A Fisherman’s Story

Jesus helps Peter the fisherman to discover himself.

Miracles are extraordinary events in our lives. They are so startling, unusual and unexpected that they call attention to themselves. They are occurrences which we can recognize as acts of God. There was a time when Jesus borrowed Simon Peter’s boat so he could speak to a crowd of people who had gathered on the shore of the lake. After Jesus finished speaking, he asked Simon to put out into the lake and to go fishing. It must have been morning, because Simon protested that he had been fishing all night, and had been unsuccessful. “Master, we’ve worked hard all night and haven’t caught anything.” Yet, despite being tired and discouraged, out of respect for Jesus, whom he acknowledged as ‘Master’ he did as he was directed. Away from shore, he let down his nets from the boat. The result was amazing! They caught such a large number of fish that their nets began to break. They called their friends in the other boat to help them. The quantity of fish was so great that they filled both boats to overflowing and put them in danger of sinking. It was startling, unusual, and totally unexpected in the light of their efforts a few hours earlier. What did Simon Peter do? Still in the boat, he fell at Jesus’ knees and said, “Go away from me Lord; I am a sinful man.” Why do you think he responded this way? Did he feel a failure? He could have been thankful. If Jesus could go with him every day, Peter could be a wealthy man in only a few weeks! He was supposed to be a successful fisherman, but he had nothing to show for his labors all night. Yet, this carpenter and teacher from Nazareth, who knew nothing about fish, had directed him to a great catch.

“Go away from me Lord; I am a sinful man.”

Simon Peter recognized that the miraculous catch of fish showed something powerful about the spiritual identity of Jesus. He was overcome with awe at Jesus. In contrast, he saw his own inadequacy. There was also something impure about himself. Simon Peter spoke not only for himself, but also for his partners, James and John, and probably his brother Andrew as well. They all were astonished at the catch of fish they had taken, and in awe of Jesus who arranged it. Jesus hastened to reassure them by calming their fear of him, their fear of the unexpected, their fear of being in the presence of something out of their control, of something beyond their experience. “Do not be afraid; from now on you will catch men.” In response, they gave up their business, left everything, and followed Jesus into something new. They put their trust in a man who knew more about them than they knew themselves. What is the miracle here? The catch of fish of course. But there is another miracle at work here. It is the miracle that God would enter the lives of these men. They were supposed to be experts at catching fish, but despite having worked hard all night, they had caught nothing. It is only when Jesus came into their lives that they were successful.

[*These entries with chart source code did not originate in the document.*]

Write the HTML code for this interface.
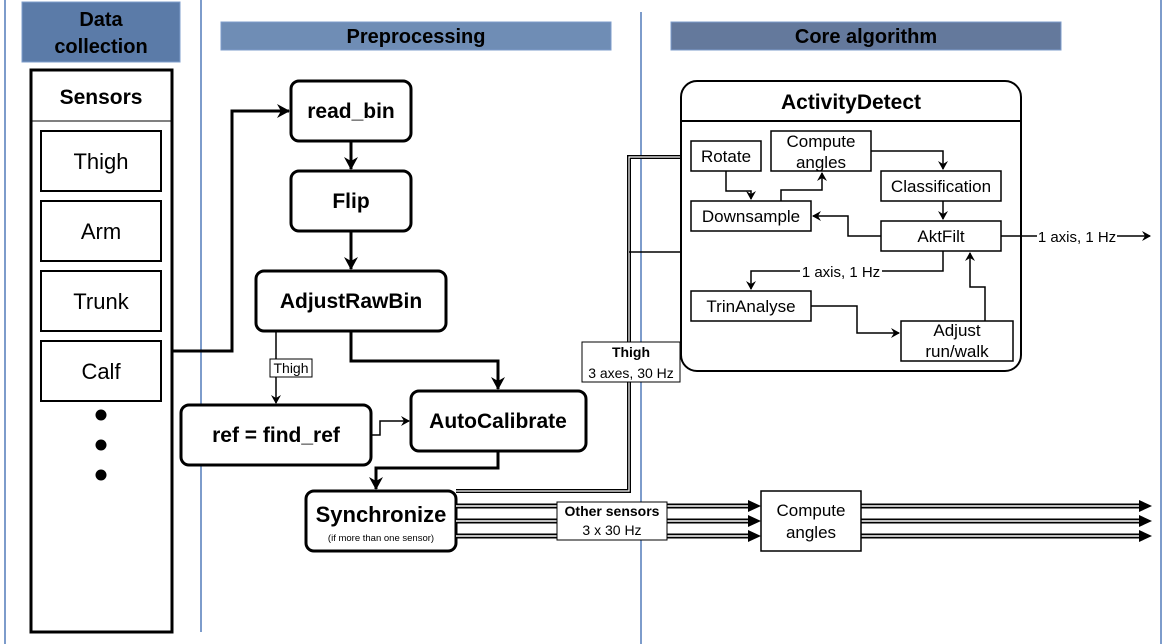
<!DOCTYPE html>
<html><head><style>
body{margin:0;background:#fff;width:1164px;height:644px;overflow:hidden}
svg{display:block;font-family:"Liberation Sans",Arial,sans-serif}
</style></head><body>
<svg width="1164" height="644" viewBox="0 0 1164 644">
<defs>
<marker id="a" markerWidth="10" markerHeight="10" refX="8" refY="5" orient="auto" markerUnits="userSpaceOnUse"><path d="M0,0 L9,5 L0,10 L3,5 z" fill="#000"/></marker>
<marker id="b" markerWidth="14" markerHeight="14" refX="12" refY="7" orient="auto" markerUnits="userSpaceOnUse"><path d="M0,0 L13,7 L0,14 L4,7 z" fill="#000"/></marker>
</defs>
<g stroke="#7d9ccb" stroke-width="2">
<line x1="5" y1="0" x2="5" y2="644"/><line x1="201" y1="0" x2="201" y2="632"/>
<line x1="641" y1="12" x2="641" y2="644"/><line x1="1161" y1="0" x2="1161" y2="644"/>
</g>
<rect x="22" y="2" width="158" height="60" fill="#5b7ba8" stroke="#7d9ccb"/>
<text x="101" y="26" font-size="20" font-weight="bold" text-anchor="middle">Data</text>
<text x="101" y="53" font-size="20" font-weight="bold" text-anchor="middle">collection</text>
<rect x="221" y="22" width="390" height="28" fill="#6f8db5" stroke="#7d9ccb"/>
<text x="416" y="43" font-size="20" font-weight="bold" text-anchor="middle">Preprocessing</text>
<rect x="671" y="22" width="390" height="28" fill="#64799c" stroke="#7d9ccb"/>
<text x="866" y="43" font-size="20" font-weight="bold" text-anchor="middle">Core algorithm</text>
<g fill="#fff" stroke="#000">
<rect x="31" y="70" width="141" height="562" stroke-width="3"/>
<line x1="31" y1="121" x2="172" y2="121" stroke-width="1"/>
<rect x="41" y="131" width="120" height="60" stroke-width="2"/>
<rect x="41" y="201" width="120" height="60" stroke-width="2"/>
<rect x="41" y="271" width="120" height="60" stroke-width="2"/>
<rect x="41" y="341" width="120" height="60" stroke-width="2"/>
</g>
<text x="101" y="104" font-size="21" font-weight="bold" text-anchor="middle">Sensors</text>
<g font-size="22" text-anchor="middle"><text x="101" y="169">Thigh</text><text x="101" y="239">Arm</text><text x="101" y="309">Trunk</text><text x="101" y="379">Calf</text></g>
<circle cx="101" cy="415" r="5.5"/><circle cx="101" cy="445" r="5.5"/><circle cx="101" cy="475" r="5.5"/>
<g fill="#fff" stroke="#000" stroke-width="3">
<rect x="291" y="81" width="120" height="60" rx="8"/>
<rect x="291" y="171" width="120" height="60" rx="8"/>
<rect x="256" y="271" width="190" height="60" rx="8"/>
<rect x="181" y="405" width="190" height="60" rx="8"/>
<rect x="411" y="391" width="175" height="60" rx="8"/>
<rect x="306" y="491" width="150" height="60" rx="8"/>
</g>
<g font-size="21" font-weight="bold" text-anchor="middle">
<text x="351" y="118">read_bin</text><text x="351" y="208">Flip</text>
<text x="351" y="308">AdjustRawBin</text><text x="276" y="442">ref = find_ref</text>
<text x="498" y="428">AutoCalibrate</text><text x="381" y="522" font-size="22">Synchronize</text>
</g>
<text x="381" y="541" font-size="9.5" text-anchor="middle">(if more than one sensor)</text>
<g fill="none" stroke="#000" stroke-width="3">
<path d="M172,351 H232 V111 H289" marker-end="url(#b)"/>
<path d="M351,141 V169" marker-end="url(#b)"/>
<path d="M351,231 V269" marker-end="url(#b)"/>
<path d="M351,331 V361 H498 V389" marker-end="url(#b)"/>
<path d="M498,451 V468 H376 V489" marker-end="url(#b)"/>
</g>
<g fill="none" stroke="#000" stroke-width="1.5">
<path d="M276,331 V403" marker-end="url(#a)"/>
<path d="M371,435 H380 V421 H409" marker-end="url(#a)"/>
</g>
<rect x="270" y="359" width="42" height="18" fill="#fff" stroke="#000" stroke-width="1"/>
<text x="291" y="373" font-size="14" text-anchor="middle">Thigh</text>
<g fill="none">
<path d="M456,491 H629 V157 H689" stroke="#000" stroke-width="4"/>
<path d="M456,491 H629 V157 H686" stroke="#fff" stroke-width="1.2"/>
<path d="M629,252 H707 V288" stroke="#000" stroke-width="1.5" marker-end="url(#a)"/>
<g stroke="#000" stroke-width="5">
<path d="M456,506 H752"/><path d="M456,521 H752"/><path d="M456,536 H752"/>
<path d="M861,506 H1142"/><path d="M861,521 H1142"/><path d="M861,536 H1142"/>
</g>
<g stroke="#fff" stroke-width="1.5">
<path d="M456,506 H750"/><path d="M456,521 H750"/><path d="M456,536 H750"/>
<path d="M861,506 H1140"/><path d="M861,521 H1140"/><path d="M861,536 H1140"/>
</g>
</g>
<g fill="#000"><path d="M748,500 L761,506 L748,512z"/><path d="M748,515 L761,521 L748,527z"/><path d="M748,530 L761,536 L748,542z"/>
<path d="M1139,500 L1152,506 L1139,512z"/><path d="M1139,515 L1152,521 L1139,527z"/><path d="M1139,530 L1152,536 L1139,542z"/></g>
<rect x="557" y="502" width="110" height="38" fill="#fff" stroke="#000" stroke-width="1"/>
<text x="612" y="516" font-size="14" font-weight="bold" text-anchor="middle">Other sensors</text>
<text x="612" y="535" font-size="14" text-anchor="middle">3 x 30 Hz</text>
<rect x="761" y="491" width="100" height="60" fill="#fff" stroke="#000" stroke-width="1.5"/>
<text x="811" y="516" font-size="17" text-anchor="middle">Compute</text>
<text x="811" y="538" font-size="17" text-anchor="middle">angles</text>
<rect x="681" y="81" width="340" height="290" rx="16" fill="#fff" stroke="#000" stroke-width="2"/>
<line x1="681" y1="121" x2="1021" y2="121" stroke="#000" stroke-width="2"/>
<text x="851" y="109" font-size="21" font-weight="bold" text-anchor="middle">ActivityDetect</text>
<rect x="582" y="342" width="98" height="40" fill="#fff" stroke="#000" stroke-width="1"/>
<text x="631" y="357" font-size="14" font-weight="bold" text-anchor="middle">Thigh</text>
<text x="631" y="378" font-size="14" text-anchor="middle">3 axes, 30 Hz</text>
<g fill="#fff" stroke="#000" stroke-width="1.5">
<rect x="691" y="141" width="70" height="30"/>
<rect x="771" y="131" width="100" height="40"/>
<rect x="881" y="171" width="120" height="30"/>
<rect x="691" y="201" width="120" height="30"/>
<rect x="881" y="221" width="120" height="30"/>
<rect x="691" y="291" width="120" height="30"/>
<rect x="901" y="321" width="112" height="40"/>
</g>
<g font-size="17" text-anchor="middle">
<text x="726" y="162">Rotate</text><text x="821" y="147">Compute</text><text x="821" y="168">angles</text>
<text x="941" y="192">Classification</text><text x="751" y="222">Downsample</text>
<text x="941" y="242">AktFilt</text><text x="751" y="312">TrinAnalyse</text>
<text x="957" y="336">Adjust</text><text x="957" y="357">run/walk</text>
</g>
<g fill="none" stroke="#000" stroke-width="1.5">
<path d="M726,171 V191 H751 V199" marker-end="url(#a)"/>
<path d="M781,201 V190 H822 V173" marker-end="url(#a)"/>
<path d="M871,151 H943 V169" marker-end="url(#a)"/>
<path d="M943,201 V219" marker-end="url(#a)"/>
<path d="M881,236 H848 V216 H813" marker-end="url(#a)"/>
<path d="M1001,236 H1150" marker-end="url(#a)"/>
<path d="M943,251 V271 H751 V289" marker-end="url(#a)"/>
<path d="M811,306 H857 V333 H899" marker-end="url(#a)"/>
<path d="M985,321 V287 H970 V253" marker-end="url(#a)"/>
</g>
<rect x="800" y="263" width="82" height="16" fill="#fff"/>
<text x="841" y="277" font-size="15" text-anchor="middle">1 axis, 1 Hz</text>
<rect x="1037" y="228" width="80" height="16" fill="#fff"/>
<text x="1077" y="242" font-size="15" text-anchor="middle">1 axis, 1 Hz</text>
</svg>
</body></html>
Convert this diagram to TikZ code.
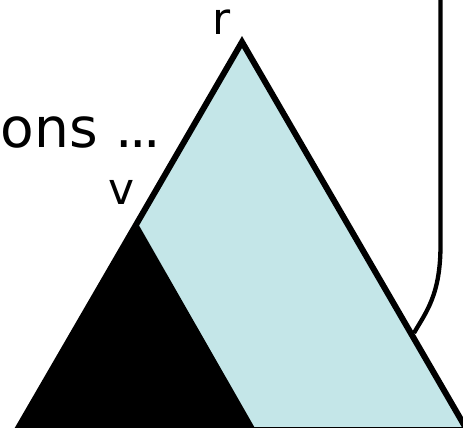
\documentclass[tikz,border=0pt]{standalone}
\usepackage{fontspec}
\setmainfont{DejaVu Sans}
\usetikzlibrary{positioning}
\definecolor{treeblue}{HTML}{C4E6E8}

\begin{document}
\begin{tikzpicture}[
        x=1pt, y=-1pt,
        edge/.style={line width=6pt, line join=miter},
        link/.style={line width=4.3pt},
        lbl/.style={font=\fontsize{44}{44}\selectfont, inner sep=0pt},
        txt/.style={font=\fontsize{55}{55}\selectfont, inner sep=0pt}
    ]
        \useasboundingbox (0,0) rectangle (463,428);

        % corners of the tree and of the subtree
        \coordinate (root) at (242,42);
        \coordinate (left) at (17,430);
        \coordinate (right) at (467,430);
        \coordinate (sub) at (137,222);
        \coordinate (subright) at (256,430);
        \coordinate (top) at (440.5,-5);
        \coordinate (bend) at (440.5,245);
        \coordinate (hook) at (414,333);

        \fill[treeblue] (root) -- (left) -- (right) -- cycle;
        \fill[black] (sub) -- (left) -- (subright) -- cycle;
        \draw[edge] (root) -- (left) -- (right) -- cycle;

        \node[lbl, anchor=base] (rlabel) at (222,35) {r};
        \node[lbl, anchor=base] (vlabel) at (122,204) {v};
        \node[txt, anchor=base east] (more) at (161,147) {ons .\kern-3.5pt.\kern-3.5pt.};

        \draw[link] (top) -- (bend) .. controls (440.5,295) and (426,312) .. (hook);
    \end{tikzpicture}
\end{document}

How do you measure success?

How do you know if you have succeeded at what you set yourself to do? We can work hard all our lives, think we have been successful, and yet catch nothing. We can try every trick, every new idea, ask all our friends; we can try to succeed in life, yet come up empty handed. We may even have good things, and then find that they disappear. It is only when we reach the end of our efforts, that we are willing to listen to what Jesus says to us. We may find our world very different from before.

Jesus offers you more.

Jesus may call us to do something that we think is a waste of time. He may call us to trust him. He may call us to believe in him, to act on his word, to follow his direction. If we do not listen to Jesus, we accept our frustration and our failure. We settle for less rather than the possibility of more. We need to be willing to try new things, to venture beyond our knowledge into the unknown. Can we trust in the knowledge of God as revealed in Jesus? We see ourselves clearly when we meet Jesus. We might be reluctant, even resistant to Jesus, like Peter was, but when we surrender to his will, the action begins! There were lots of fish! But the real action is not on the outside, it is on the inside. We discover our inadequacy before God. The point of the story is about the call of Peter to follow Jesus. It is about the power and glory of Christ. Jesus offers all the fish, he offers great wealth — as a gesture, as something easy. When all the best efforts of an expert fisherman are nothing, then the offhand effort of Jesus is amazing! Peter gets it right. He discovered that when he acted in obedience, he was suddenly the very man through whom God performed miracles.

What does God want from you?

What is happening in your life that shows that you have come to the end of yourself? What is it that frustrates you? Peter realized that he was a sinner. He was afraid of Jesus, knowing him as Lord. Perhaps Jesus wanted that fear – the fear of the Lord is the beginning of wisdom – but Jesus told him not to fear, almost like forgiving him. Jesus gave him a new task, to catch people into life, not to catch fish that will die. Jesus wants you to call him Lord. Jesus wants to give you a role in building his Kingdom. He wants you to come to him, all you who labor and are heavy laden, for he will give you his yoke, and he will teach you. Jesus says, “I am gentle and lowly in heart and you will find rest for your souls. For My yoke is easy and My burden is light.” We need to listen for the voice of Jesus, and act in obedience to what we know. As we walk with Him under His forgiveness, we can share in his work of helping people discover redemption, and new life.